The Beatles song too hard for George Martin to play: “It was too intricate”

In the grand history of The Beatles, George Martin could be considered the real puppetmaster of their early career. John Lennon and Paul McCartney already had fine songs that would become legendary for years to come, but their producer was the one able to turn their strange experiments into works of art, usually bringing in the right orchestral arrangement or suggesting that the song have different harmonies than are typically found in rock. Then again, even Martin wasn’t safe from the odd song that was a bit too complicated for him to master.

Granted, being a musical genius wasn’t what Martin initially signed up for when working with the Fab Four. Part of his major musical training came from playing the oboe, so unless the band had a horn section on every single track, it was better for Martin to illustrate what he thought the song needed on the piano first before presenting it to the band.

And while he would sit in as the odd pianist on a couple of their early songs, it wasn’t until Rubber Soul that he took on a more hands-on role in everything. The band were already looking to branch out from the typical love song structure that they had half the time, and that meant working with Martin to find the right approach to a track, whether that was Lennon making those deep breaths sound so moody on ‘Girl’ or George Harrison bringing in the sitar for ‘Norwegian Wood.’

Even if they had different approaches to how the song was constructed, ‘In My Life’ was as close to perfect as any of their songs got without using classical musicians. McCartney had already written a masterpiece with ‘Yesterday,’ but Lennon detailing all of the pieces of his life and promising to love his other half even better than that is one of the purest devotional songs he ever wrote while in the band.

But a song of this calibre needed a much better solo to go along with it, and Martin figured the best way to orchestrate it was to make something a bit more baroque than usual. While he had sculpted out the perfect solo to play for the middle section, he ended up realising halfway through that the band were going to need a better pianist if they had any chance of getting the right take.

So instead of calling in a session player, Martin figured the next best thing was to speed the track up, saying, “I quickly composed a little section for a piano, but I couldn’t play it. I couldn’t play it because it was too intricate, at the speed I wanted it done. So I said, ‘Let’s use the wound-up piano technique, drop the speed of the tape down to half of what it is. And then I could play the piano, exactly the notes I wanted, quite effectively.”

The piano also adds a sophisticated touch to the whole thing by speeding up the tape.
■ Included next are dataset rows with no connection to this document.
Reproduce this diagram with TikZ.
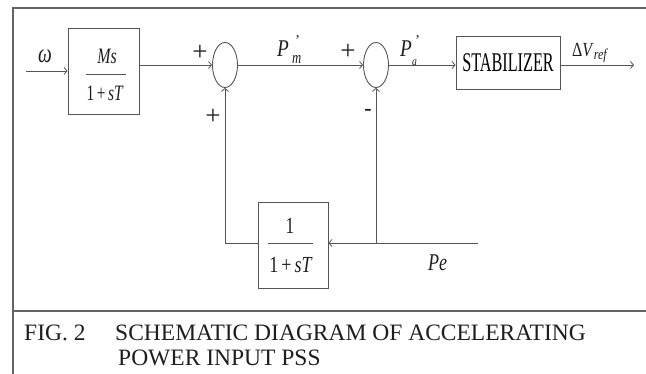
\documentclass[tikz,border=0pt]{standalone}
\usepackage{fontspec}
\setmainfont{Liberation Serif}
\usepackage{graphicx}
\usetikzlibrary{arrows.meta,shapes.geometric}
\definecolor{linegray}{RGB}{85,85,85}
\definecolor{framegray}{RGB}{100,100,100}
\definecolor{txtgray}{RGB}{30,30,30}
\newcommand\narrowtxt[2]{\scalebox{#1}[1]{#2}}
\newcommand\fsz[1]{\fontsize{#1}{#1}\selectfont}
\tikzset{
  wire/.style={draw=linegray, line width=0.9pt},
  tip/.style={-{Straight Barb[length=3pt,width=7pt,line width=0.8pt]}},
  blk/.style={draw=linegray, line width=0.9pt, rectangle, inner sep=0pt},
  sumj/.style={draw=linegray, line width=0.9pt, ellipse, minimum width=25pt, minimum height=45pt, inner sep=0pt},
  lbl/.style={inner sep=0pt, text=txtgray},
  frameline/.style={draw=framegray, line width=1.4pt},
  fracbar/.style={draw=linegray, line width=0.9pt}
}
\begin{document}
\begin{tikzpicture}[x=1pt,y=-1pt]
\useasboundingbox (0,0) rectangle (646,374);
% frame
\draw[frameline] (13,374) -- (13,8) -- (646,8);
\draw[frameline] (13,311) -- (646,311);

% blocks
\node[blk, minimum width=71pt, minimum height=86pt] (b1) at (103.5,71) {};
\node[lbl, anchor=base] (b1n) at (107,64) {\fsz{22}\narrowtxt{0.72}{\textit{Ms}}};
\node[lbl, anchor=base] (b1d) at (105,101) {\fsz{22}\narrowtxt{0.7}{1\,+\,\textit{sT}}};
\coordinate (b1l) at (86,74);
\coordinate (b1r) at (126,74);
\draw[fracbar] (b1l) -- (b1r);

\node[sumj] (s1) at (225,65) {};
\node[sumj] (s2) at (376,65) {};

\node[blk, minimum width=104pt, minimum height=53pt] (stab) at (508,62.5)
  {\fsz{27}\narrowtxt{0.6}{STABILIZER}};

\node[blk, minimum width=70pt, minimum height=86pt] (b2) at (293,245) {};
\node[lbl, anchor=base] (b2n) at (290,234) {\fsz{23}\narrowtxt{0.75}{1}};
\node[lbl, anchor=base] (b2d) at (291,273) {\fsz{23}\narrowtxt{0.78}{1\,+\,\textit{sT}}};
\coordinate (b2l) at (268,243);
\coordinate (b2r) at (313,243);
\draw[fracbar] (b2l) -- (b2r);

% labels
\node[lbl, anchor=base] (om) at (45,63) {\fsz{27}\narrowtxt{0.72}{\textit{ω}}};
\node[lbl] (p1) at (200,53) {\fsz{27}+};
\node[lbl] (p2) at (213,117) {\fsz{27}+};
\node[lbl] (p3) at (348,52) {\fsz{27}+};
\node[lbl] (m1) at (368,112) {\fsz{22}\textbf{-}};
\node[lbl, anchor=base west] (pm) at (277,57) {\fsz{24}\narrowtxt{0.8}{\textit{P}}};
\node[lbl, anchor=base west] (pmq) at (295,46) {\fsz{15}'};
\node[lbl, anchor=base west] (pms) at (292,64) {\fsz{17}\narrowtxt{0.75}{\textit{m}}};
\node[lbl, anchor=base west] (pa) at (400,57) {\fsz{24}\narrowtxt{0.8}{\textit{P}}};
\node[lbl, anchor=base west] (paq) at (415,46) {\fsz{15}'};
\node[lbl, anchor=base west] (pas) at (412,66) {\fsz{12}\narrowtxt{0.8}{\textit{a}}};
\node[lbl, anchor=base west] (dv) at (572,57) {\fsz{20}\narrowtxt{0.8}{Δ\textit{V}\raisebox{-3pt}{\fsz{15}\textit{ref}}}};
\node[lbl, anchor=base west] (pel) at (428,271) {\fsz{24}\narrowtxt{0.75}{\textit{Pe}}};

% connectors
\coordinate (in) at (26,71);
\coordinate (out) at (634,65);
\coordinate (pe) at (478,243);
\draw[wire,tip] (in) -- (b1.west |- in);
\draw[wire,tip] (b1.east |- s1.west) -- (s1.west);
\draw[wire,tip] (s1.east) -- (s2.west);
\draw[wire,tip] (s2.east) -- (s2.east -| stab.west);
\draw[wire,tip] (stab.east |- s2.east) -- (out);
\draw[wire,tip] (pe) -- (b2.east |- pe);
\draw[wire,tip] (s2.south |- pe) -- (s2.south);
\draw[wire,tip] (b2.west |- pe) -- (s1.south |- pe) -- (s1.south);

% caption
\node[lbl, anchor=base west] (c1) at (24,341) {\fsz{23.5}FIG. 2};
\node[lbl, anchor=base west] (c2) at (115,341) {\fsz{23.5}SCHEMATIC DIAGRAM OF ACCELERATING};
\node[lbl, anchor=base west] (c3) at (118,366) {\fsz{23.5}POWER INPUT PSS};
\end{tikzpicture}
\end{document}
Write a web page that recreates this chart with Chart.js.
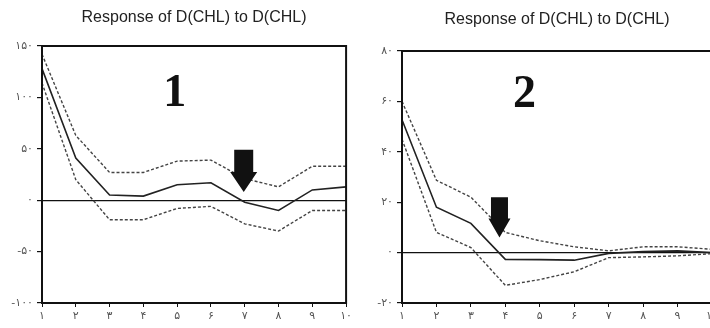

Lennon was already making a love song far more adult than anything he had written before, so bringing in a piano that sounds like a harpsichord for a few seconds sounds like it could have easily come off of a classical record rather than something by a pop group.

But that was the core behind all of The Beatles’ greatest moments. They had never wanted to stay confined to one area, and when they tried working with different instruments, they went from being a decent rock and roll group to one of the most complex bands of the modern age.